As the right hon. Member for Leicester East and others mentioned, we do not currently have a diplomatic presence in Yemen, but let me assure them that we monitor the situation on the ground closely, and this assessment is reviewed on an ongoing basis. As soon as it is safe to do so, we will ensure that we have proper diplomatic and, importantly, consular representation on the ground. I know that a number of right hon. and hon. Members are concerned about constituents who are wrapped up in this situation, and not being helped by the fact that the normal assistance that we would give to UK citizens is being hampered because we simply cannot have normal diplomatic or consular relations at this time.

With regard to the right hon.
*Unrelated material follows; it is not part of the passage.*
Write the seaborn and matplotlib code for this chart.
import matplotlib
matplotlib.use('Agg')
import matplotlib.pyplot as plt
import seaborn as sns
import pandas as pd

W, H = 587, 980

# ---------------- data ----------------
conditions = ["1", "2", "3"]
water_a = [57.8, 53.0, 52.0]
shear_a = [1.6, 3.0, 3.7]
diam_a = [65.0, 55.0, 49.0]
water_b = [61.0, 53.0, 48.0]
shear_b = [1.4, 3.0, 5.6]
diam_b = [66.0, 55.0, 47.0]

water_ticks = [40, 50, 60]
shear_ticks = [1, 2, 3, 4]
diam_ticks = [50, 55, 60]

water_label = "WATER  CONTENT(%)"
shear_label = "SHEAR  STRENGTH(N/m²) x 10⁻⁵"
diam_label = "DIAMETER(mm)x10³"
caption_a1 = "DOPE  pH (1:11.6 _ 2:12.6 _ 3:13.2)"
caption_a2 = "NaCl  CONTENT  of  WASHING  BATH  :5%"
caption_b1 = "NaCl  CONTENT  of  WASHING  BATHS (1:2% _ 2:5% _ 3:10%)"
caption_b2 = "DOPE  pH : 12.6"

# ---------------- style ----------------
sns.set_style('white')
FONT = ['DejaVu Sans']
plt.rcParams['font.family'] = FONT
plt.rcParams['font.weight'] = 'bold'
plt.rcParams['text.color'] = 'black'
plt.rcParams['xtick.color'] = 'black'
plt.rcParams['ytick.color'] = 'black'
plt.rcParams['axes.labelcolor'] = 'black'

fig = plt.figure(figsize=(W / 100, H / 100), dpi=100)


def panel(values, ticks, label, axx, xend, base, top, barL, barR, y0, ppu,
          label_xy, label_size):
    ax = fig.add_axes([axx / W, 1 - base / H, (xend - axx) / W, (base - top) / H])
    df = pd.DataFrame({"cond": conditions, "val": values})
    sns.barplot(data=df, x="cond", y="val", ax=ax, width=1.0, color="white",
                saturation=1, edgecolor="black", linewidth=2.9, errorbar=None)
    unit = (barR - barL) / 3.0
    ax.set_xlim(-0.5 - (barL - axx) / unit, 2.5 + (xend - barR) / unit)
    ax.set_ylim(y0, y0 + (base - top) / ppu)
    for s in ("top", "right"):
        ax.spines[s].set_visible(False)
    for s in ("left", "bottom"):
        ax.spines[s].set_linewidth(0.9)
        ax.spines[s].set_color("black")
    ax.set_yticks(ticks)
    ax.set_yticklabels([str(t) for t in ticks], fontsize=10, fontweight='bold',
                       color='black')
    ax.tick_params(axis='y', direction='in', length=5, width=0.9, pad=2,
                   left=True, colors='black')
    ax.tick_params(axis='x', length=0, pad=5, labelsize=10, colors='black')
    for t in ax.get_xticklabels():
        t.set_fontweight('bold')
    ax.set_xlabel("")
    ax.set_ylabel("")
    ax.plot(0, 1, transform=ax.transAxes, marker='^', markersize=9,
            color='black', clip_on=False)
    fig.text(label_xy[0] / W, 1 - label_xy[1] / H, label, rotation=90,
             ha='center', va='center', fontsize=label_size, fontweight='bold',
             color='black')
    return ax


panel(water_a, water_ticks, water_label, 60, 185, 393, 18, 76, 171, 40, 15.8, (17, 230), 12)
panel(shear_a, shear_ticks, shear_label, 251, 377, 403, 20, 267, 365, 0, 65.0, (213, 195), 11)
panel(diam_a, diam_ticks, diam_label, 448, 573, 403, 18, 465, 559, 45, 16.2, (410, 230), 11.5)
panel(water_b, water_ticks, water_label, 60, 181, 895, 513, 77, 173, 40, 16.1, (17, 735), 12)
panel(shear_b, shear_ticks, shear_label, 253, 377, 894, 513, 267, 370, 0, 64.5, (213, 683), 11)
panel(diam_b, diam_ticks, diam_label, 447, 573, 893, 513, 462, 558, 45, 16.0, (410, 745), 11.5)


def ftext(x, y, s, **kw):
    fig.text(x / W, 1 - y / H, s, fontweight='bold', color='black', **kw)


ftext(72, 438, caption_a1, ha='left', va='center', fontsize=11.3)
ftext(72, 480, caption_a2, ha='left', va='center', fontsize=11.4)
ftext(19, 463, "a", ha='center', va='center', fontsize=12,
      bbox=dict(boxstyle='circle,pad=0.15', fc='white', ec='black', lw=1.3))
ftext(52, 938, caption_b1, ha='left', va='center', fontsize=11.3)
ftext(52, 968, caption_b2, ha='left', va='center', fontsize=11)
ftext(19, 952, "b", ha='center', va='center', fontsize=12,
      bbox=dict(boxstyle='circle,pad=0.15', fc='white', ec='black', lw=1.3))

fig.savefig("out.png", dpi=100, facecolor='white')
Member for Leicester East’s question about the upcoming state visit, I should like to remind Members of the remarks that my right hon. Friend the Foreign Secretary made only yesterday at the Yemen Day meeting of the all-party parliamentary group on Yemen, where he said that he would raise Yemen with President Trump and that he had already discussed it with Secretary Pompeo. It would be remarkable if that were not the case. I thank the right hon. Gentleman for his suggestion of a UK-hosted conference for peace in London. As I have said, we are just one country among many, but we are influential and we have taken a lead on Yemen. In the spirit of the soft power that he cited, I will certainly consider his suggestion very carefully indeed.
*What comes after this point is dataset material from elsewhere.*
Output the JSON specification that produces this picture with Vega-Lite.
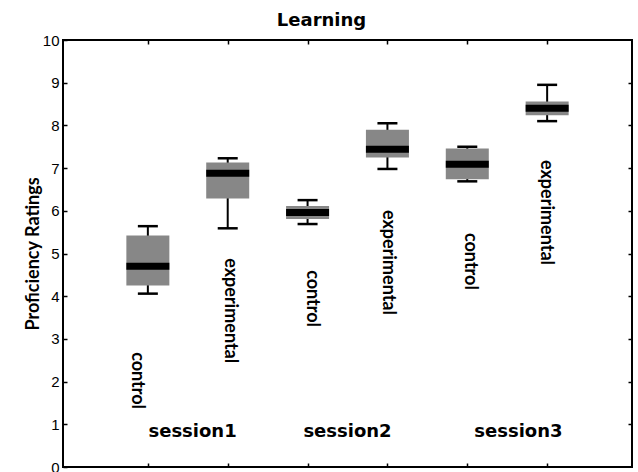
{
  "$schema": "https://vega.github.io/schema/vega-lite/v6.json",
  "width": 569,
  "height": 427,
  "autosize": "none",
  "padding": {"left": 63, "top": 40, "right": 6, "bottom": 5},
  "background": "white",
  "config": {
    "view": {"stroke": "black", "strokeWidth": 2},
    "axis": {"grid": false, "domain": false, "tickColor": "black", "tickSize": -4, "tickWidth": 1.5, "labelFont": "Liberation Sans", "labelFontSize": 15, "labelColor": "black"}
  },
  "title": {"text": "Learning", "font": "DejaVu Sans", "fontWeight": "bold", "fontSize": 18, "color": "black", "anchor": "middle", "frame": "group", "dx": -26, "offset": 3},
  "datasets": {
    "boxes": [
      {"pos": 1, "lo": 4.06, "q1": 4.25, "med": 4.70, "q3": 5.42, "hi": 5.64},
      {"pos": 2, "lo": 5.59, "q1": 6.29, "med": 6.88, "q3": 7.13, "hi": 7.23},
      {"pos": 3, "lo": 5.69, "q1": 5.81, "med": 5.96, "q3": 6.11, "hi": 6.25},
      {"pos": 4, "lo": 6.98, "q1": 7.25, "med": 7.44, "q3": 7.90, "hi": 8.05},
      {"pos": 5, "lo": 6.69, "q1": 6.74, "med": 7.09, "q3": 7.46, "hi": 7.50},
      {"pos": 6, "lo": 8.10, "q1": 8.24, "med": 8.40, "q3": 8.56, "hi": 8.95}
    ],
    "labels": [
      {"label": "control", "x": 0.87, "y": 2.69},
      {"label": "experimental", "x": 2.03, "y": 4.89},
      {"label": "control", "x": 3.06, "y": 4.61},
      {"label": "experimental", "x": 4.01, "y": 6.02},
      {"label": "control", "x": 5.03, "y": 5.48},
      {"label": "experimental", "x": 5.98, "y": 7.19}
    ],
    "sessions": [
      {"label": "session1", "x": 1.56, "y": 0.82},
      {"label": "session2", "x": 3.50, "y": 0.82},
      {"label": "session3", "x": 5.64, "y": 0.82}
    ]
  },
  "resolve": {"axis": {"x": "independent", "y": "independent"}},
  "layer": [
    {
      "data": {"name": "boxes"},
      "mark": {"type": "rule", "color": "black", "strokeWidth": 2},
      "encoding": {
        "x": {"field": "pos", "type": "quantitative", "scale": {"domain": [0, 7], "nice": false}, "axis": {"orient": "bottom", "values": [1, 2, 3, 4, 5, 6], "labels": false, "title": null}},
        "y": {"field": "lo", "type": "quantitative", "scale": {"domain": [0, 10], "nice": false, "zero": false}, "axis": {"orient": "left", "values": [0,1,2,3,4,5,6,7,8,9,10], "labelPadding": 8, "labelBaseline": "middle", "title": "Proficiency Ratings", "titleFont": "Lato", "titleFontWeight": "bold", "titleFontSize": 18, "titleColor": "black", "titlePadding": 0}},
        "y2": {"field": "hi"}
      }
    },
    {
      "data": {"name": "boxes"},
      "mark": {"type": "bar", "color": "#878787", "width": 43, "opacity": 1},
      "encoding": {
        "x": {"field": "pos", "type": "quantitative", "axis": {"orient": "top", "values": [1, 2, 3, 4, 5, 6], "labels": false, "title": null}},
        "y": {"field": "q1", "type": "quantitative", "axis": {"orient": "right", "values": [1,2,3,4,5,6,7,8,9], "labels": false, "title": null}},
        "y2": {"field": "q3"}
      }
    },
    {
      "data": {"name": "boxes"},
      "mark": {"type": "tick", "color": "black", "opacity": 1, "orient": "horizontal", "size": 43, "thickness": 7},
      "encoding": {
        "x": {"field": "pos", "type": "quantitative", "axis": null},
        "y": {"field": "med", "type": "quantitative", "axis": null}
      }
    },
    {
      "data": {"name": "boxes"},
      "mark": {"type": "tick", "color": "black", "opacity": 1, "orient": "horizontal", "size": 20, "thickness": 2.5},
      "encoding": {
        "x": {"field": "pos", "type": "quantitative", "axis": null},
        "y": {"field": "lo", "type": "quantitative", "axis": null}
      }
    },
    {
      "data": {"name": "boxes"},
      "mark": {"type": "tick", "color": "black", "opacity": 1, "orient": "horizontal", "size": 20, "thickness": 2.5},
      "encoding": {
        "x": {"field": "pos", "type": "quantitative", "axis": null},
        "y": {"field": "hi", "type": "quantitative", "axis": null}
      }
    },
    {
      "data": {"name": "labels"},
      "mark": {"type": "text", "angle": 90, "align": "left", "baseline": "middle", "font": "Lato", "fontWeight": "bold", "fontSize": 18, "color": "black"},
      "encoding": {
        "x": {"field": "x", "type": "quantitative", "axis": null},
        "y": {"field": "y", "type": "quantitative", "axis": null},
        "text": {"field": "label"}
      }
    },
    {
      "data": {"name": "sessions"},
      "mark": {"type": "text", "align": "center", "baseline": "middle", "font": "DejaVu Sans", "fontWeight": "bold", "fontSize": 18, "color": "black"},
      "encoding": {
        "x": {"field": "x", "type": "quantitative", "axis": null},
        "y": {"field": "y", "type": "quantitative", "axis": null},
        "text": {"field": "label"}
      }
    }
  ]
}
I should like to make a few remarks about the UK’s response to the humanitarian crisis. We are providing a further £200 million this financial year, bringing our total humanitarian contribution since the start of the conflict to £770 million. I have checked with officials this morning, because I know that several Members are concerned about the roll-out of that money, and I am told that more than £600 million of that sum has already been paid. I will go further and say that in my early conversations with my interlocutors over the past two weeks, I have made it clear that those who have pledged aid must give that aid. I have underscored the fact that it is not good enough simply to pledge money, and that they must hand it over.

This is slightly complicated because most of those interlocutors, including the UK, disburse most of those funds through non-governmental organisations. That is quite right and proper, and it is the best way to achieve our aims, but the process means that there could be some delay in disbursing funds. According to the programmes and schedules of the NGOs, donors must hand over the cash as soon as they possibly can, and that has been the burden of my conversations with my interlocutors over the past few days. I hope that that gives right hon. and hon. Members the reassurance that they were rightly seeking from me.
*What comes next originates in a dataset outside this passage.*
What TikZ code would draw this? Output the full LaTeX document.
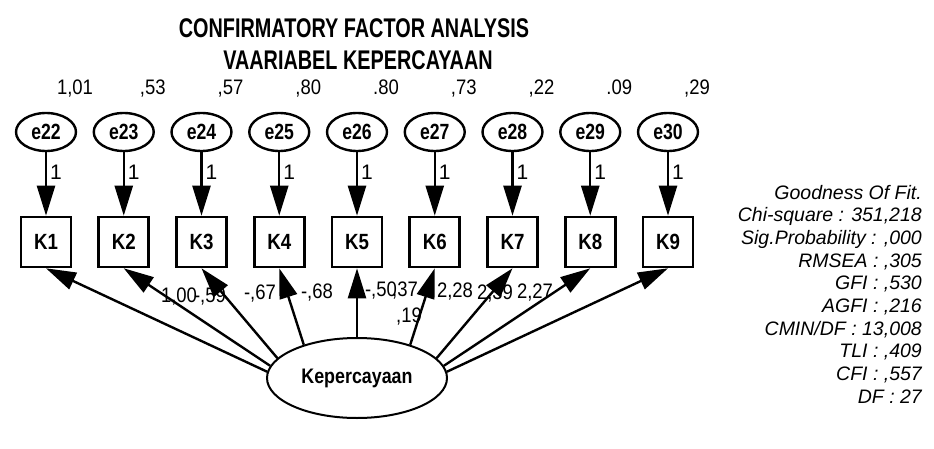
\documentclass[tikz,border=0pt]{standalone}
\usepackage{fontspec}
\setmainfont{Liberation Sans}
\usepackage{graphicx}
\usetikzlibrary{shapes.geometric,arrows.meta}
\newcommand{\narrowtxt}[2][0.85]{\scalebox{#1}[1]{#2}}
\tikzset{
  errnode/.style={draw, ellipse, line width=2.4pt, minimum width=60pt, minimum height=38pt, inner sep=0pt, font=\fontsize{22}{22}\selectfont\bfseries},
  indnode/.style={draw, rectangle, line width=2.6pt, minimum size=50pt, inner sep=0pt, font=\fontsize{22}{22}\selectfont\bfseries},
  latnode/.style={draw, ellipse, line width=2pt, minimum width=180pt, minimum height=80pt, inner sep=0pt, font=\fontsize{21}{21}\selectfont\bfseries},
  weight/.style={line width=2.4pt, -{Triangle[length=30pt,width=18pt]}},
  estlabel/.style={font=\fontsize{21}{21}\selectfont, inner sep=0pt, xscale=.88, anchor=base},
  onelabel/.style={font=\fontsize{21}{21}\selectfont, right, inner sep=3pt, pos=.32},
  titlenode/.style={font=\fontsize{27}{27}\selectfont\bfseries, xscale=.735, inner sep=0pt},
  gofline/.style={font=\fontsize{19.5}{19.5}\selectfont\itshape, anchor=base east, inner sep=0pt}
}
\begin{document}
\begin{tikzpicture}[x=1pt, y=1pt]
\useasboundingbox (0,0) rectangle (934,448);
% judul
\node[titlenode] (judul1) at (354,420) {CONFIRMATORY FACTOR ANALYSIS};
\node[titlenode] (judul2) at (358,388) {VAARIABEL KEPERCAYAAN};

\node[latnode] (kep) at (357,70) {\narrowtxt{Kepercayaan}};

% error, indikator dan varians
\foreach \k/\ei/\vv [count=\n from 0] in {1/22/{1,01},2/23/{,53},3/24/{,57},4/25/{,80},5/26/{.80},6/27/{,73},7/28/{,22},8/29/{.09},9/30/{,29}}{
  \node[errnode] (e\ei) at (46+77.75*\n,316) {\narrowtxt[.8]{e\ei}};
  \node[indnode] (k\k) at (46+77.75*\n,206) {\narrowtxt{K\k}};
  \node[estlabel] (var\ei) at (75+77.75*\n,353) {\vv};
  \draw[weight] (e\ei) -- node[onelabel] (one\ei) {1} (k\k);
}

% loading
\foreach \t/\x/\y [count=\m] in {{1,00}/179/146,{-,59}/210/146,{-,67}/260/149,{-,68}/317/150,{-,50}/381/152,{,37}/405/152,{,19}/409/126,{2,28}/455/151,{2,39}/495/149,{2,27}/535/150}
  \node[estlabel] (ld\m) at (\x,\y) {\t};

\foreach \k/\a in {1/176,2/172,3/166,4/148,5/90,6/32,7/14,8/8,9/4}
  \draw[weight] (kep.\a) -- (k\k.south);

% goodness of fit
\foreach \t [count=\n from 0] in {Goodness Of Fit.,{Chi-square : 351,218},{Sig.Probability : ,000},{RMSEA : ,305},{GFI : ,530},{AGFI : ,216},{CMIN/DF : 13,008},{TLI : ,409},{CFI : ,557},DF : 27}
  \node[gofline] (gof\n) at (922,249-22.7*\n) {\t};
\end{tikzpicture}
\end{document}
Our latest disbursement of funds will help to meet some of the immediate food needs of the people in Yemen. It will enable us to feed people, to treat them and to ensure that they get better access to water and basic sanitation, which leads me to the subject of cholera and watery diarrhoea.

Almost 300,000 suspected cases have been recorded by the World Health Organisation. Our support is saving lives, and the British public need to know that, but it goes beyond simply giving people vaccines—simple though that is in the case of cholera. It has to mean a much wider public health approach to tackling what we in this country would call an “antique disease”— a disease that should not be affecting people in the 21st century—and that means instructing people in proper hygiene. We need teams who can do that, and we must ensure that people have proper access to clean water. GAVI, the Vaccine Alliance, understands that full well, which is why we are supporting it and UNICEF and other partners to help vaccinate over 2 million people in high-priority districts.